What is required: Scan the records below for lines with the word "this", then state how many you find and nothing else.

Material for the task:
*-*-*
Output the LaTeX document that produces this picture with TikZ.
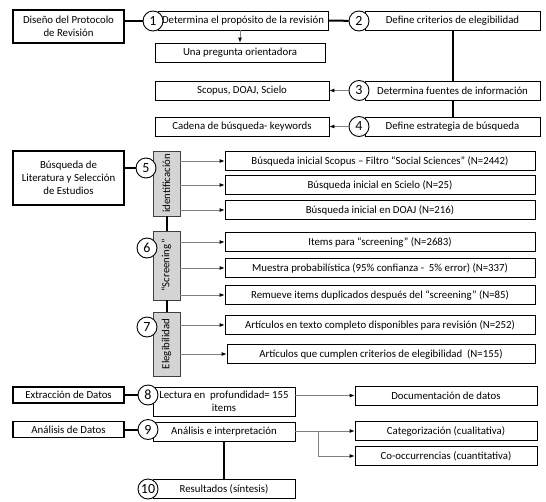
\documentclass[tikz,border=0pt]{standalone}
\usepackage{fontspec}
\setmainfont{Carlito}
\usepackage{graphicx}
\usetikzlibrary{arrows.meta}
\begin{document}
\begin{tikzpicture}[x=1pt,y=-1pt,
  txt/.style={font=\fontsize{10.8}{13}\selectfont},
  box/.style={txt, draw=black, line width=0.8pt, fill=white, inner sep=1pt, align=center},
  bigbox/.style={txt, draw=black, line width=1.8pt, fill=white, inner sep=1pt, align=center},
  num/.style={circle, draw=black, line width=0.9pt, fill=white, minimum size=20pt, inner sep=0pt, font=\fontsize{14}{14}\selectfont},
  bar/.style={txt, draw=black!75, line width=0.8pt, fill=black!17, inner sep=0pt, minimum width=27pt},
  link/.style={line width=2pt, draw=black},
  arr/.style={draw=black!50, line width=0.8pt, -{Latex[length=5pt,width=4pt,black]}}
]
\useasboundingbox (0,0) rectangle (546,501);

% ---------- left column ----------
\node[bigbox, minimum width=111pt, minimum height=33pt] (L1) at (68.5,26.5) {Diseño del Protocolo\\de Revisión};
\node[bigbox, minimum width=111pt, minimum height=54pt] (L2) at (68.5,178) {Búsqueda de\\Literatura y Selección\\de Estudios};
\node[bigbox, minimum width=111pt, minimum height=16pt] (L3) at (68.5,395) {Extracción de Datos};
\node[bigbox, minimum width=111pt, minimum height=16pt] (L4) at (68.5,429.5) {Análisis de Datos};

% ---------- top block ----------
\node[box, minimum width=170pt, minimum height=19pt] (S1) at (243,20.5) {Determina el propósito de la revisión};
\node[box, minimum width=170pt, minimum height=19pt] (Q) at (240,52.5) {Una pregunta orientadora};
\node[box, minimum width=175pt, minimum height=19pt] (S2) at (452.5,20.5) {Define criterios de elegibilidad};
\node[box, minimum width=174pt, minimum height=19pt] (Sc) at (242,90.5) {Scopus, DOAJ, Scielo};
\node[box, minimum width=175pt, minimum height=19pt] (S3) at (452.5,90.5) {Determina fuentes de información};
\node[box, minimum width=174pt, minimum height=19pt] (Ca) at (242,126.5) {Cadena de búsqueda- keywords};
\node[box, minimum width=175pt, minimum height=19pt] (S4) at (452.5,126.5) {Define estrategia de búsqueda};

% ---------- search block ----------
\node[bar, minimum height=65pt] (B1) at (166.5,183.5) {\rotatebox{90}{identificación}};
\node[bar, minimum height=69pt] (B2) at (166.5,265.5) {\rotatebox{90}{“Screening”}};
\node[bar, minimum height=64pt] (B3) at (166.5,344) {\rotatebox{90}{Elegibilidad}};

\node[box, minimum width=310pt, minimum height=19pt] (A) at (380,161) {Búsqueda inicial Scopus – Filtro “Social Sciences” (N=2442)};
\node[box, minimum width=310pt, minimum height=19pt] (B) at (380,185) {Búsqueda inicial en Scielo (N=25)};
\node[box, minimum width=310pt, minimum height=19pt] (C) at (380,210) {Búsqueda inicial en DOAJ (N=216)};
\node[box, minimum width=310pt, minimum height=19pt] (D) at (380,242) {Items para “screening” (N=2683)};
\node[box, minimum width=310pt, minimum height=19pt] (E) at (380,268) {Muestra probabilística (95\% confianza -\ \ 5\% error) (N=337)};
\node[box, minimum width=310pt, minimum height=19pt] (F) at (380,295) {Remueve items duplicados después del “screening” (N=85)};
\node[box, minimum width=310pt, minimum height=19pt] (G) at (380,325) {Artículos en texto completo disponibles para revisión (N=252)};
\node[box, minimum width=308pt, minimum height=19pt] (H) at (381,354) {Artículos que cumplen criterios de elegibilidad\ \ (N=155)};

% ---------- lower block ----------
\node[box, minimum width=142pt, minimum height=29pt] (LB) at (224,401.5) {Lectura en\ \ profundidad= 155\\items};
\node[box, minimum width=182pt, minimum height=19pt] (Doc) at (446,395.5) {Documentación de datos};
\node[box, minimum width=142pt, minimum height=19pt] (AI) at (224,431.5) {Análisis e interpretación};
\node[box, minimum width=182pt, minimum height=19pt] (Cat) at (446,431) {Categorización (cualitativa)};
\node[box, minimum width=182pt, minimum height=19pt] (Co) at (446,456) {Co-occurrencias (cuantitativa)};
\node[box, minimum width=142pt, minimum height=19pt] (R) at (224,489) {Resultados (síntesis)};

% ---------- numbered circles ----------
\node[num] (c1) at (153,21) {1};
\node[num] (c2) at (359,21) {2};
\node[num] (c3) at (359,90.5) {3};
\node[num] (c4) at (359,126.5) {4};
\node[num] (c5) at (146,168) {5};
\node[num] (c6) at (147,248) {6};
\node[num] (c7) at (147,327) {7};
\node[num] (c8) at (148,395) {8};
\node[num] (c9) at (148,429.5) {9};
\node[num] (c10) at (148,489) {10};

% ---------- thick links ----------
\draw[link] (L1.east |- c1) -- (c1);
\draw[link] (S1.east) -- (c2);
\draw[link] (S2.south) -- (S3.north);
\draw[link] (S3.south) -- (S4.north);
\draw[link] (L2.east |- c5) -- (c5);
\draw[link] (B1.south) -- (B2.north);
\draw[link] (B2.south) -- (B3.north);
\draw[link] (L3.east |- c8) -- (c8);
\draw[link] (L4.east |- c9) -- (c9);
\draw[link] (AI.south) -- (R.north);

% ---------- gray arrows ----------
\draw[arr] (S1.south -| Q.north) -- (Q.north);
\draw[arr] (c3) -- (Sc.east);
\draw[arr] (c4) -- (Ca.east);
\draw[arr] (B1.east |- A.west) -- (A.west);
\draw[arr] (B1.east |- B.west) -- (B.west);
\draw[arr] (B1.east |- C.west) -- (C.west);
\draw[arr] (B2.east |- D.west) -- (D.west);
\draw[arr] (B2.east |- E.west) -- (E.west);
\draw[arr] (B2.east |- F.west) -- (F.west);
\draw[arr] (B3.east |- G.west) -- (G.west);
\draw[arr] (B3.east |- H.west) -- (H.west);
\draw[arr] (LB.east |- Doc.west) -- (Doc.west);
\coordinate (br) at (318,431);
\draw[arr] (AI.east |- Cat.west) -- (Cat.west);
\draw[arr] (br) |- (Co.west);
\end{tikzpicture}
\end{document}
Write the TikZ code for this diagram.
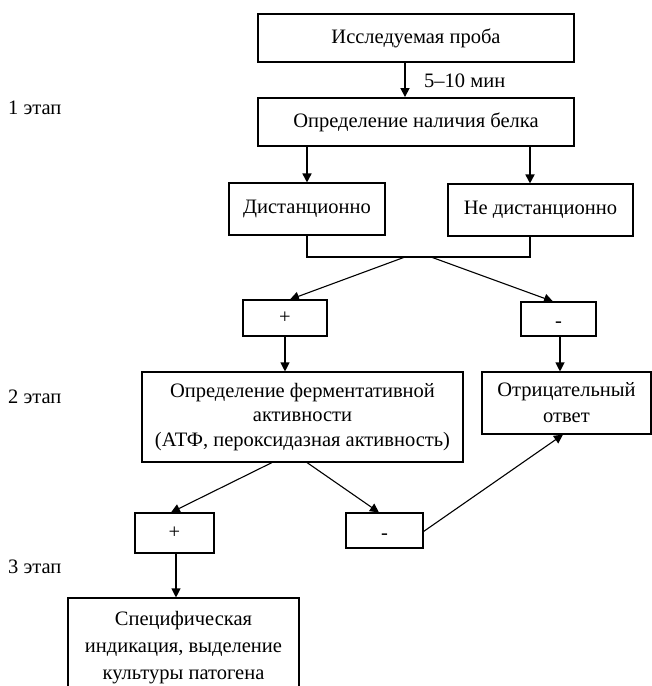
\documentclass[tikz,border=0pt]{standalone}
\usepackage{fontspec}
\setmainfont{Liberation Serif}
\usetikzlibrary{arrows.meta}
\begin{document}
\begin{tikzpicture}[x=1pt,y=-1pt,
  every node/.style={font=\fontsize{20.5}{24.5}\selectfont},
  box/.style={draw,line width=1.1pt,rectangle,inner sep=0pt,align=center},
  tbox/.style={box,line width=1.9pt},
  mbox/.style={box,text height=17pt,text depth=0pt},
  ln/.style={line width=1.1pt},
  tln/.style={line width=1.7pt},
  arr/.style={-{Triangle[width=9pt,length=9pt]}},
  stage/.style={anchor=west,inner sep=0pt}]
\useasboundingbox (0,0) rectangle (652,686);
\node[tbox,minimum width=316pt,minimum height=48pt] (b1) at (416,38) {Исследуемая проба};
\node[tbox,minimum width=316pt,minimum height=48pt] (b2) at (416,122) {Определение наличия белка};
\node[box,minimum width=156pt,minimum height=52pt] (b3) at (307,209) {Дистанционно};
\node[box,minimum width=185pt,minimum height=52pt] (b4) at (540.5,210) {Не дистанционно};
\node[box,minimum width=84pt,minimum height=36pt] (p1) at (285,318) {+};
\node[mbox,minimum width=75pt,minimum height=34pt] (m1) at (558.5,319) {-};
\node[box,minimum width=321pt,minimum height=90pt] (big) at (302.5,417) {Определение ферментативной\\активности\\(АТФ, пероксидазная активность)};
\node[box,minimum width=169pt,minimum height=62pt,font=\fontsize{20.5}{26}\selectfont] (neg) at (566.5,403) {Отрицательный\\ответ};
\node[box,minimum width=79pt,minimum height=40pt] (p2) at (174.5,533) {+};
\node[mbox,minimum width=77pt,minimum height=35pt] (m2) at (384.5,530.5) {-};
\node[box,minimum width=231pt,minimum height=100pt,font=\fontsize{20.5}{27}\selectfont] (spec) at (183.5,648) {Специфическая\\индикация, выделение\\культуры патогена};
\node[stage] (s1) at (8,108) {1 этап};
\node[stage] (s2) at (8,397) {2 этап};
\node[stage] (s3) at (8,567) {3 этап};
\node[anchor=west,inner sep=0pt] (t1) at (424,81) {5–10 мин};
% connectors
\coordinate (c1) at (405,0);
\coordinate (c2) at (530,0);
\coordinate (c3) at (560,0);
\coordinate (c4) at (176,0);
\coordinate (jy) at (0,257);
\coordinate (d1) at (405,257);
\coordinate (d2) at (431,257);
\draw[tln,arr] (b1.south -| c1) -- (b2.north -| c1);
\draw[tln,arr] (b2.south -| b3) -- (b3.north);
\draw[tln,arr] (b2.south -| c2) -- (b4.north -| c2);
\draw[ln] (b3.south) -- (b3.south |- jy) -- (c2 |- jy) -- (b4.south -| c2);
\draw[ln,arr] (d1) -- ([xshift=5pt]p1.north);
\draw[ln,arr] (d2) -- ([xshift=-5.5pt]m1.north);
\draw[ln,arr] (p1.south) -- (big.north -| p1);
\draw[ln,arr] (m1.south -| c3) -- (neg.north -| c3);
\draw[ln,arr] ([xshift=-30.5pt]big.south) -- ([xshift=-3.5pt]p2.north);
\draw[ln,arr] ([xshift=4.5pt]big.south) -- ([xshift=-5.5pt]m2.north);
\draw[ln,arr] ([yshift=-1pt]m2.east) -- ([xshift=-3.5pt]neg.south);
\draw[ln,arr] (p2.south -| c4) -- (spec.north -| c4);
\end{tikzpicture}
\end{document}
*-*-*
Result of the task: 2